Training day

 "It's not what you know; it's what you can prove." 
- the movie Training Day

Calvin gave me this reference guide - useful! 
Just before Christmas, I had a training day with two collaborators. We have a project coming up that combines biology and archaeology, so we needed to make sure everyone was on the same page. Obviously, I represented the biology side, but my colleagues, Calvin and Evan, have much more experience with underwater archaeology. 

I started out the day thinking that I was going to primarily teaching. Calvin and Evan have not collected biological samples before, so I figured we'd spend most of the day going over how to take sediment cores, filter water, and avoid contamination. Not so. We spent the first part of the day outlining my plan, but as soon as I pulled out the samplers, Evan jumped in. 

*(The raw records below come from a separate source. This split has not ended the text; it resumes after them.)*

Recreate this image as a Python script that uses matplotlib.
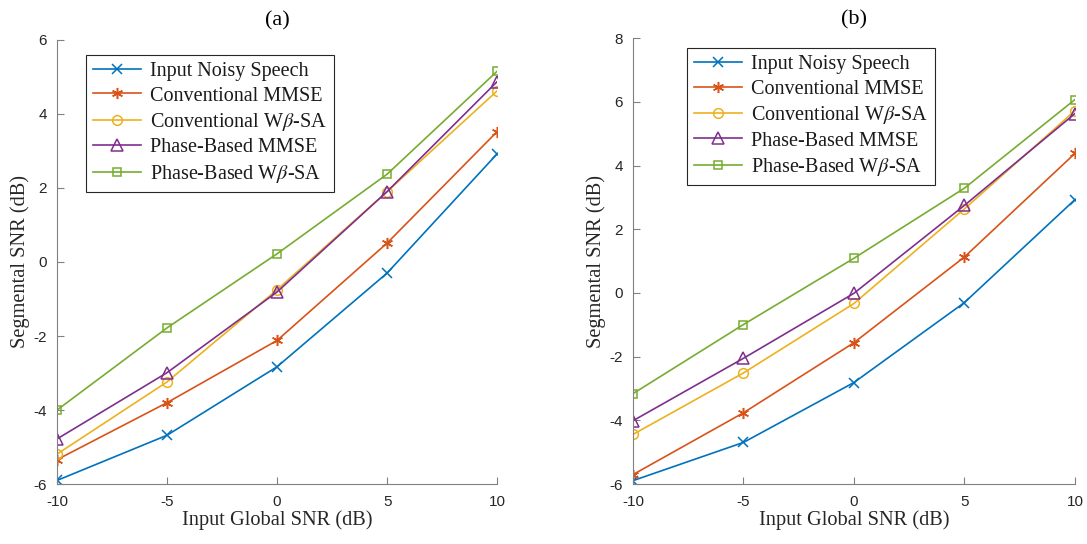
import numpy as np
import matplotlib
matplotlib.use('Agg')
import matplotlib.pyplot as plt

snr_entrada = [-10, -5, 0, 5, 10]

rotulos = [
    'Input Noisy Speech',
    'Conventional MMSE',
    r'Conventional W$\beta$-SA',
    'Phase-Based MMSE',
    r'Phase-Based W$\beta$-SA',
]

# painel (a)
a_ruidoso = [-5.90, -4.68, -2.83, -0.30, 2.92]
a_mmse_conv = [-5.34, -3.80, -2.12, 0.51, 3.52]
a_wbsa_conv = [-5.19, -3.24, -0.75, 1.90, 4.62]
a_mmse_fase = [-4.78, -2.99, -0.81, 1.90, 4.87]
a_wbsa_fase = [-4.00, -1.78, 0.22, 2.37, 5.15]

# painel (b)
b_ruidoso = [-5.89, -4.69, -2.81, -0.30, 2.93]
b_mmse_conv = [-5.70, -3.76, -1.56, 1.13, 4.38]
b_wbsa_conv = [-4.44, -2.51, -0.33, 2.64, 5.72]
b_mmse_fase = [-4.01, -2.05, -0.01, 2.75, 5.63]
b_wbsa_fase = [-3.16, -0.99, 1.09, 3.29, 6.07]

cores = ['#0072BD', '#D95319', '#EDB120', '#7E2F8E', '#77AC30']
asterisco = (6, 2, 0)
marcadores = ['x', asterisco, 'o', '^', 's']
tamanhos = [7, 8, 7, 8, 6]

plt.rcParams['mathtext.fontset'] = 'stix'
plt.rcParams['axes.unicode_minus'] = False
serifa = 'Liberation Serif'
sans = 'Liberation Sans'
cinza = '#262626'


def desenhar_painel(ax, series, titulo, ylim, yticks, pos_legenda):
    for valores, cor, marc, tam, rot in zip(series, cores, marcadores, tamanhos, rotulos):
        ax.plot(snr_entrada, valores, color=cor, marker=marc, markersize=tam,
                markerfacecolor='none', markeredgecolor=cor, markeredgewidth=1.1,
                linewidth=1.2, label=rot)

    ax.set_xlim(-10, 10)
    ax.set_ylim(*ylim)
    ax.set_xticks(snr_entrada)
    ax.set_yticks(yticks)
    ax.spines['top'].set_visible(False)
    ax.spines['right'].set_visible(False)
    for lado in ['left', 'bottom']:
        ax.spines[lado].set_color('#808080')
        ax.spines[lado].set_linewidth(0.8)
    ax.tick_params(direction='in', length=5, colors='#808080', labelcolor=cinza,
                   labelsize=11)
    ax.tick_params(axis='x', pad=8)
    ax.tick_params(axis='y', pad=7)
    for rotulo in ax.get_xticklabels() + ax.get_yticklabels():
        rotulo.set_fontfamily(sans)

    ax.set_title(titulo, fontfamily=serifa, fontsize=16, color='black', pad=10)
    ax.set_xlabel('Input Global SNR (dB)', fontfamily=serifa, fontsize=14.7, color=cinza,
                  labelpad=1)
    ax.set_ylabel('Segmental SNR (dB)', fontfamily=serifa, fontsize=14.7, color=cinza,
                  labelpad=3)

    leg = ax.legend(loc='upper left', bbox_to_anchor=pos_legenda,
                    prop={'family': serifa, 'size': 14.5}, fancybox=False,
                    edgecolor=cinza, framealpha=1, handlelength=2.4,
                    borderpad=0.35, labelspacing=0.27, handletextpad=0.45,
                    borderaxespad=0)
    leg.get_frame().set_linewidth(0.8)
    for txt in leg.get_texts():
        txt.set_color('#1a1a1a')


fig = plt.figure(figsize=(10.87, 5.44), dpi=100)
ax_a = fig.add_axes([0.0524, 0.110, 0.405, 0.817])
ax_b = fig.add_axes([0.5823, 0.110, 0.4066, 0.820])

desenhar_painel(ax_a, [a_ruidoso, a_mmse_conv, a_wbsa_conv, a_mmse_fase, a_wbsa_fase],
                '(a)', (-6, 6), [-6, -4, -2, 0, 2, 4, 6], (0.066, 0.966))
desenhar_painel(ax_b, [b_ruidoso, b_mmse_conv, b_wbsa_conv, b_mmse_fase, b_wbsa_fase],
                '(b)', (-6, 8), [-6, -4, -2, 0, 2, 4, 6, 8], (0.122, 0.978))

fig.savefig('out.png', dpi=100)
plt.close(fig)
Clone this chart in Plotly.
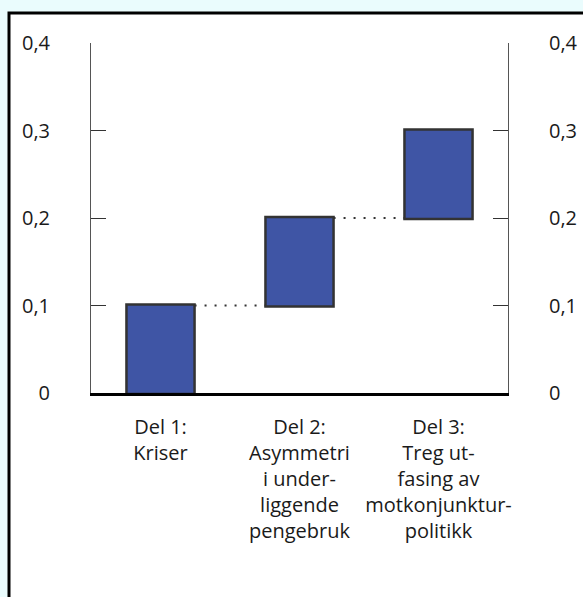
import plotly.graph_objects as go

categories = [
    "Del 1:<br>Kriser",
    "Del 2:<br>Asymmetri<br>i under-<br>liggende<br>pengebruk",
    "Del 3:<br>Treg ut-<br>fasing av<br>motkonjunktur-<br>politikk",
]
contributions = [0.1, 0.1, 0.1]
tick_vals = [0, 0.1, 0.2, 0.3, 0.4]
tick_text = ["0", "0,1", "0,2", "0,3", "0,4"]

FONT = "Open Sans"
BAR_FILL = "#3f55a5"
BAR_EDGE = "#333333"
BG = "#eafcfd"

fig = go.Figure()
fig.add_trace(go.Waterfall(
    x=categories,
    y=contributions,
    measure=["relative"] * len(contributions),
    increasing=dict(marker=dict(color=BAR_FILL, line=dict(color=BAR_EDGE, width=2.5))),
    connector=dict(mode="between", line=dict(color="#333333", width=2, dash="2px,8px")),
    width=[0.49] * len(contributions),
    hoverinfo="skip",
    showlegend=False,
))
# invisible trace to anchor the right-hand axis
fig.add_trace(go.Scatter(
    x=categories, y=contributions, yaxis="y2", mode="markers",
    marker=dict(opacity=0), hoverinfo="skip", showlegend=False,
))

axis_font = dict(family=FONT, size=20, color="#1a1a1a")
yaxis_common = dict(
    range=[0, 0.4], tickvals=tick_vals, ticktext=tick_text,
    ticks="inside", ticklen=15, tickcolor="#333333", tickwidth=1,
    showline=True, linecolor="#555555", linewidth=1,
    showgrid=False, zeroline=False, tickfont=axis_font,
    ticklabelstandoff=36, fixedrange=True, automargin=False,
)

fig.update_layout(
    width=583, height=597,
    margin=dict(l=91, r=75, t=43, b=204),
    paper_bgcolor=BG,
    plot_bgcolor="white",
    font=dict(family=FONT),
    xaxis=dict(
        showline=True, linecolor="black", linewidth=3,
        ticks="", showgrid=False, tickfont=axis_font,
        ticklabelstandoff=14, automargin=False, fixedrange=True,
    ),
    yaxis=dict(side="left", **yaxis_common),
    yaxis2=dict(side="right", overlaying="y", **yaxis_common),
    shapes=[dict(
        type="rect", xref="paper", yref="paper",
        x0=(9 - 91) / 417, x1=(600 - 91) / 417,
        y0=(393 - 620) / 350, y1=(393 - 13) / 350,
        fillcolor="white", line=dict(color="black", width=3), layer="below",
    )],
)

fig.write_html(
    "out.html",
    config=dict(displayModeBar=False),
    post_script=(
        "document.body.style.margin='0';"
        "document.body.style.padding='0';"
        "document.body.style.overflow='hidden';"
        "document.body.style.background='" + BG + "';"
    ),
)
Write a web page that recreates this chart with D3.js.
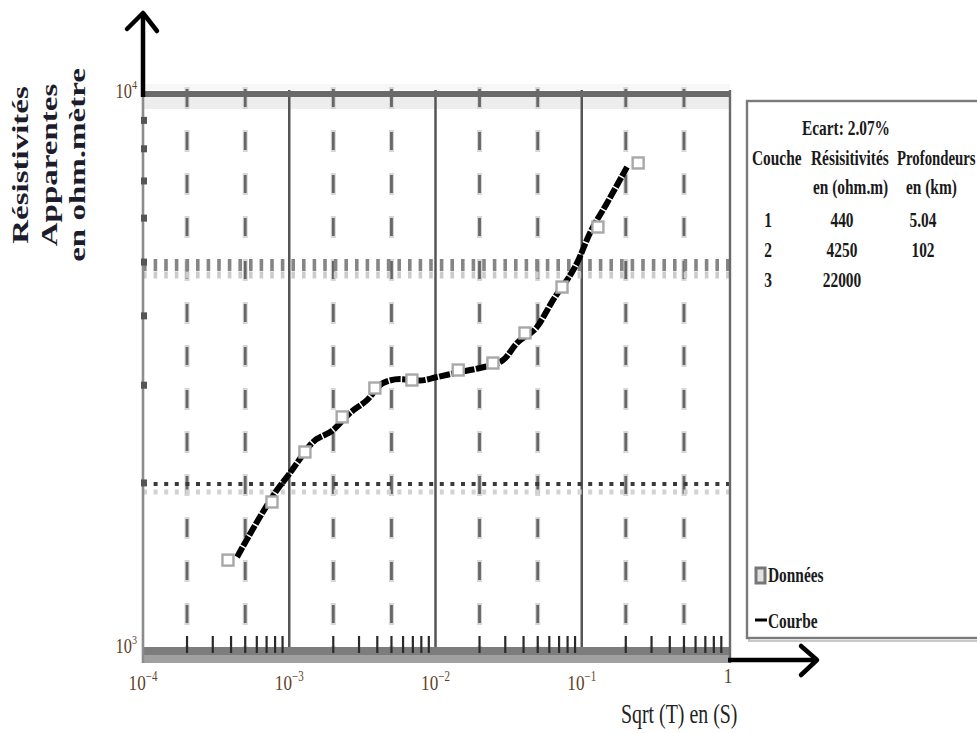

"I could rig these together, you know," he informed me, holding one of the water samplers, "stack them two-by-two, hang five off of each side..."

The scheme he was describing was incredibly ambitious, but if anyone could make it work, it was Evan. I let him take home a few of the tanks to play with rigging them together. We'll see what he comes up with. 

Next up was the sediment sampling. I tried to explain my ecology-based method for picking sample collection locations, but Calvin cut me off. 

"There are established ways to do this in archaeology," he said, "here." He handed me a spiral-bound manual on archaeological survey methods. I flipped through a few pages, and it looked incredibly useful. We'll end up pulling much of our methodology from the manual.

In the end, the day was one of mutual training. I'm grateful to have collaborators with expertise that's different from mine so we can teach each other and come up with the best plan. It's going to be a good project!